— START OF INPUT DATA —

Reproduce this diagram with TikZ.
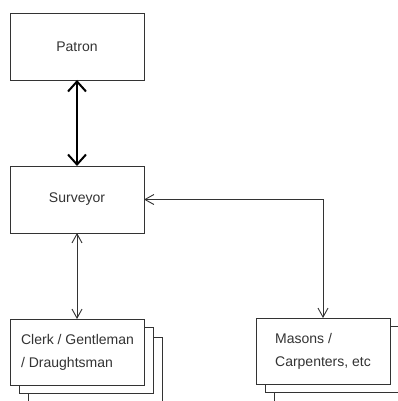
\documentclass[tikz,border=0pt]{standalone}
\usepackage{fontspec}
\setmainfont{Liberation Sans}
\usetikzlibrary{arrows.meta}
\definecolor{ink}{HTML}{333333}
\begin{document}
\begin{tikzpicture}[x=1pt,y=-1pt,
  box/.style={draw=ink,line width=0.9pt,fill=white,minimum width=134pt,minimum height=67pt,
    inner sep=0pt,outer sep=0pt,text=ink,font=\fontsize{14}{23}\selectfont,align=left},
  shade/.style={box,minimum width=134pt,minimum height=66pt},
  link/.style={draw=ink,line width=0.9pt,{Straight Barb[length=9pt,width=10pt]}-{Straight Barb[length=9pt,width=10pt]}},
  boldlink/.style={draw=black,line width=2pt,{Straight Barb[length=10pt,width=18pt]}-{Straight Barb[length=10pt,width=18pt]}}]
\useasboundingbox (0,0) rectangle (398,401);
% stacked copies behind the lower boxes
\node[shade] (clerkC) at (95,370) {};
\node[shade] (clerkB) at (86,360) {};
\node[shade] (masonsC) at (341,370) {};
\node[shade] (masonsB) at (332,359.5) {};
% main boxes
\node[box] (patron) at (77,46.5) {Patron};
\node[box] (surveyor) at (77,199.5) {Surveyor};
\node[shade] (clerk) at (77.5,352) {Clerk / Gentleman\\/ Draughtsman};
\node[shade] (masons) at (323,351) {Masons /\\Carpenters, etc};
% connectors
\draw[boldlink] (patron.south) -- (surveyor.north);
\draw[link] (surveyor.south) -- (clerk.north -| surveyor.south);
\draw[link] (surveyor.east) -| (masons.north);
\end{tikzpicture}
\end{document}
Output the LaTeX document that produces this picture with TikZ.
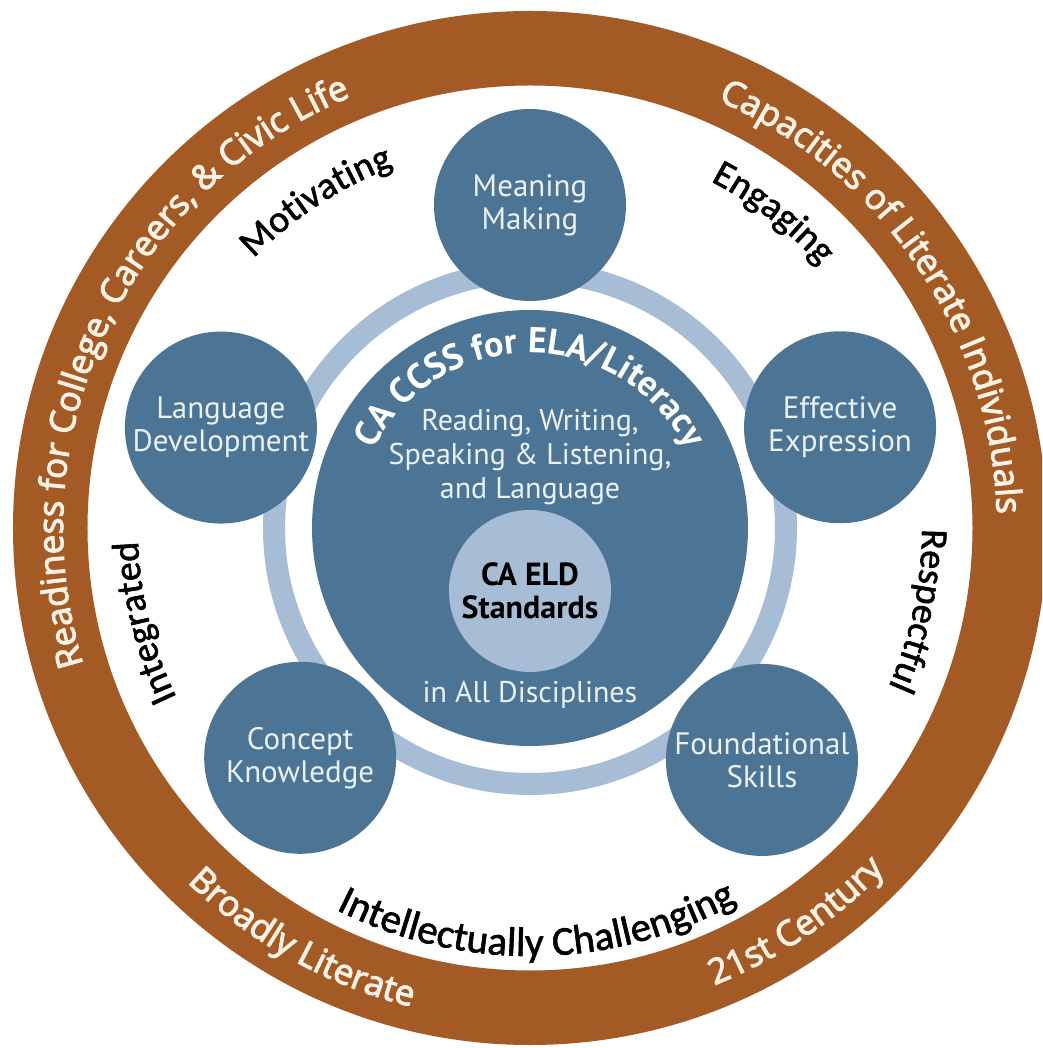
\documentclass[tikz,border=0pt]{standalone}
\usepackage{fontspec}
\usetikzlibrary{decorations.text}
\newfontfamily\bubblefont{PT Sans}
\newfontfamily\ringfont[FakeBold=3]{Open Sans}
\newfontfamily\labelfont[FakeBold=1.5]{Carlito}
\definecolor{ringbrown}{RGB}{163,90,36}
\definecolor{deepblue}{RGB}{76,116,148}
\definecolor{paleblue}{RGB}{166,189,213}
\definecolor{cream}{RGB}{252,241,228}
\definecolor{bubbletext}{RGB}{234,241,247}
\newcommand{\bubblesize}{\bubblefont\fontsize{31}{33}\selectfont}
\newcommand{\coresize}{\bubblefont\fontsize{30}{34}\selectfont}
\newcommand{\qualityfont}{\labelfont\fontsize{38}{38}\selectfont}
\newcommand{\widequalityfont}{\labelfont\fontsize{41}{41}\selectfont}
\newcommand{\ringtext}{\ringfont\fontsize{35}{35}\selectfont}
\newcommand{\titletext}{\bubblefont\bfseries\fontsize{36}{36}\selectfont}
\tikzset{
    bubble/.style = {circle,
                    fill=deepblue,
                    text=bubbletext,
                    align=center,
                    inner sep=0pt,
                    minimum size=192pt,
                    font=\bubblesize},
    core/.style =   {circle,
                    fill=deepblue,
                    inner sep=0pt,
                    minimum size=436pt},
    eld/.style =    {circle,
                    fill=paleblue,
                    text=black,
                    align=center,
                    inner sep=0pt,
                    minimum size=162pt,
                    font=\bubblefont\bfseries\fontsize{32}{33}\selectfont},
    coretext/.style = {text=bubbletext,
                    align=center,
                    font=\coresize},
    link/.style =   {draw=paleblue,
                    line width=22pt}
}
\begin{document}
\begin{tikzpicture}[x=1pt,y=1pt]
    \clip (-530,-520) rectangle (512,528);
    \fill[white] (-530,-520) rectangle (512,528);
    % outer ring
    \fill[ringbrown, even odd rule] (0,0) circle (517pt) (0,0) circle (442.5pt);
    \path[decorate, decoration={text along path, text align=center, text color=cream,
        text={|\ringtext|Readiness for College, Careers, {\&} Civic Life}}]
        (244.8:467) arc[start angle=244.8, end angle=64.8, radius=467pt];
    \path[decorate, decoration={text along path, text align=center, text color=cream,
        text={|\ringtext|Capacities of Literate Individuals}}]
        (124:467) arc[start angle=124, end angle=-56, radius=467pt];
    \path[decorate, decoration={text along path, text align=center, text color=cream,
        text={|\ringtext|Broadly Literate}}]
        (181:493) arc[start angle=181, end angle=301, radius=493pt];
    \path[decorate, decoration={text along path, text align=center, text color=cream,
        text={|\ringtext|21st Century}}]
        (244:493) arc[start angle=244, end angle=364, radius=493pt];
    % qualities
    \path[decorate, decoration={text along path, text align=center,
        text={|\qualityfont|Motivating}}]
        (183.2:386) arc[start angle=183.2, end angle=63.2, radius=386pt];
    \path[decorate, decoration={text along path, text align=center,
        text={|\qualityfont|Engaging}}]
        (112.3:391) arc[start angle=112.3, end angle=-7.7, radius=391pt];
    \path[decorate, decoration={text along path, text align=center,
        text={|\qualityfont|Integrated}}]
        (253.8:392) arc[start angle=253.8, end angle=133.8, radius=392pt];
    \path[decorate, decoration={text along path, text align=center,
        text={|\qualityfont|Respectful}}]
        (48:392) arc[start angle=48, end angle=-72, radius=392pt];
    \path[decorate, decoration={text along path, text align=center,
        text={|\widequalityfont|Intellectually Challenging}}]
        (211:428) arc[start angle=211, end angle=331, radius=428pt];
    % core
    \node[core] (ccss) at (0,0) {};
    \draw[link] (ccss.center) circle (256pt);
    \node[eld] (eld) at (0,-63) {CA ELD\\Standards};
    \node[coretext] (skills) at (0,71) {Reading, Writing,\\Speaking \& Listening,\\and Language};
    \node[coretext] (disciplines) at (0,-167) {in All Disciplines};
    \path[decorate, decoration={text along path, text align=center, text color=white,
        text={|\titletext|CA CCSS for ELA/Literacy}}]
        (190:175) arc[start angle=190, end angle=-10, radius=175pt];
    % bubbles
    \node[bubble] (meaning)    at (90:323)  {Meaning\\Making};
    \node[bubble] (expression) at (18:326)  {Effective\\Expression};
    \node[bubble] (language)   at (162:325) {Language\\Development};
    \node[bubble] (concept)    at (225:325) {Concept\\Knowledge};
    \node[bubble] (foundation) at (315:328) {Foundational\\Skills};
\end{tikzpicture}
\end{document}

— END OF INPUT DATA —

Output each line exactly; omit every picture.

▶ **ANSWER TO THE EXERCISE**:
Reproduce this diagram with TikZ.
\documentclass[tikz,border=0pt]{standalone}
\usepackage{fontspec}
\setmainfont{Liberation Sans}
\usetikzlibrary{arrows.meta}
\definecolor{ink}{HTML}{333333}
\begin{document}
\begin{tikzpicture}[x=1pt,y=-1pt,
  box/.style={draw=ink,line width=0.9pt,fill=white,minimum width=134pt,minimum height=67pt,
    inner sep=0pt,outer sep=0pt,text=ink,font=\fontsize{14}{23}\selectfont,align=left},
  shade/.style={box,minimum width=134pt,minimum height=66pt},
  link/.style={draw=ink,line width=0.9pt,{Straight Barb[length=9pt,width=10pt]}-{Straight Barb[length=9pt,width=10pt]}},
  boldlink/.style={draw=black,line width=2pt,{Straight Barb[length=10pt,width=18pt]}-{Straight Barb[length=10pt,width=18pt]}}]
\useasboundingbox (0,0) rectangle (398,401);
% stacked copies behind the lower boxes
\node[shade] (clerkC) at (95,370) {};
\node[shade] (clerkB) at (86,360) {};
\node[shade] (masonsC) at (341,370) {};
\node[shade] (masonsB) at (332,359.5) {};
% main boxes
\node[box] (patron) at (77,46.5) {Patron};
\node[box] (surveyor) at (77,199.5) {Surveyor};
\node[shade] (clerk) at (77.5,352) {Clerk / Gentleman\\/ Draughtsman};
\node[shade] (masons) at (323,351) {Masons /\\Carpenters, etc};
% connectors
\draw[boldlink] (patron.south) -- (surveyor.north);
\draw[link] (surveyor.south) -- (clerk.north -| surveyor.south);
\draw[link] (surveyor.east) -| (masons.north);
\end{tikzpicture}
\end{document}
Output the LaTeX document that produces this picture with TikZ.
\documentclass[tikz,border=0pt]{standalone}
\usepackage{fontspec}
\usetikzlibrary{decorations.text}
\newfontfamily\bubblefont{PT Sans}
\newfontfamily\ringfont[FakeBold=3]{Open Sans}
\newfontfamily\labelfont[FakeBold=1.5]{Carlito}
\definecolor{ringbrown}{RGB}{163,90,36}
\definecolor{deepblue}{RGB}{76,116,148}
\definecolor{paleblue}{RGB}{166,189,213}
\definecolor{cream}{RGB}{252,241,228}
\definecolor{bubbletext}{RGB}{234,241,247}
\newcommand{\bubblesize}{\bubblefont\fontsize{31}{33}\selectfont}
\newcommand{\coresize}{\bubblefont\fontsize{30}{34}\selectfont}
\newcommand{\qualityfont}{\labelfont\fontsize{38}{38}\selectfont}
\newcommand{\widequalityfont}{\labelfont\fontsize{41}{41}\selectfont}
\newcommand{\ringtext}{\ringfont\fontsize{35}{35}\selectfont}
\newcommand{\titletext}{\bubblefont\bfseries\fontsize{36}{36}\selectfont}
\tikzset{
    bubble/.style = {circle,
                    fill=deepblue,
                    text=bubbletext,
                    align=center,
                    inner sep=0pt,
                    minimum size=192pt,
                    font=\bubblesize},
    core/.style =   {circle,
                    fill=deepblue,
                    inner sep=0pt,
                    minimum size=436pt},
    eld/.style =    {circle,
                    fill=paleblue,
                    text=black,
                    align=center,
                    inner sep=0pt,
                    minimum size=162pt,
                    font=\bubblefont\bfseries\fontsize{32}{33}\selectfont},
    coretext/.style = {text=bubbletext,
                    align=center,
                    font=\coresize},
    link/.style =   {draw=paleblue,
                    line width=22pt}
}
\begin{document}
\begin{tikzpicture}[x=1pt,y=1pt]
    \clip (-530,-520) rectangle (512,528);
    \fill[white] (-530,-520) rectangle (512,528);
    % outer ring
    \fill[ringbrown, even odd rule] (0,0) circle (517pt) (0,0) circle (442.5pt);
    \path[decorate, decoration={text along path, text align=center, text color=cream,
        text={|\ringtext|Readiness for College, Careers, {\&} Civic Life}}]
        (244.8:467) arc[start angle=244.8, end angle=64.8, radius=467pt];
    \path[decorate, decoration={text along path, text align=center, text color=cream,
        text={|\ringtext|Capacities of Literate Individuals}}]
        (124:467) arc[start angle=124, end angle=-56, radius=467pt];
    \path[decorate, decoration={text along path, text align=center, text color=cream,
        text={|\ringtext|Broadly Literate}}]
        (181:493) arc[start angle=181, end angle=301, radius=493pt];
    \path[decorate, decoration={text along path, text align=center, text color=cream,
        text={|\ringtext|21st Century}}]
        (244:493) arc[start angle=244, end angle=364, radius=493pt];
    % qualities
    \path[decorate, decoration={text along path, text align=center,
        text={|\qualityfont|Motivating}}]
        (183.2:386) arc[start angle=183.2, end angle=63.2, radius=386pt];
    \path[decorate, decoration={text along path, text align=center,
        text={|\qualityfont|Engaging}}]
        (112.3:391) arc[start angle=112.3, end angle=-7.7, radius=391pt];
    \path[decorate, decoration={text along path, text align=center,
        text={|\qualityfont|Integrated}}]
        (253.8:392) arc[start angle=253.8, end angle=133.8, radius=392pt];
    \path[decorate, decoration={text along path, text align=center,
        text={|\qualityfont|Respectful}}]
        (48:392) arc[start angle=48, end angle=-72, radius=392pt];
    \path[decorate, decoration={text along path, text align=center,
        text={|\widequalityfont|Intellectually Challenging}}]
        (211:428) arc[start angle=211, end angle=331, radius=428pt];
    % core
    \node[core] (ccss) at (0,0) {};
    \draw[link] (ccss.center) circle (256pt);
    \node[eld] (eld) at (0,-63) {CA ELD\\Standards};
    \node[coretext] (skills) at (0,71) {Reading, Writing,\\Speaking \& Listening,\\and Language};
    \node[coretext] (disciplines) at (0,-167) {in All Disciplines};
    \path[decorate, decoration={text along path, text align=center, text color=white,
        text={|\titletext|CA CCSS for ELA/Literacy}}]
        (190:175) arc[start angle=190, end angle=-10, radius=175pt];
    % bubbles
    \node[bubble] (meaning)    at (90:323)  {Meaning\\Making};
    \node[bubble] (expression) at (18:326)  {Effective\\Expression};
    \node[bubble] (language)   at (162:325) {Language\\Development};
    \node[bubble] (concept)    at (225:325) {Concept\\Knowledge};
    \node[bubble] (foundation) at (315:328) {Foundational\\Skills};
\end{tikzpicture}
\end{document}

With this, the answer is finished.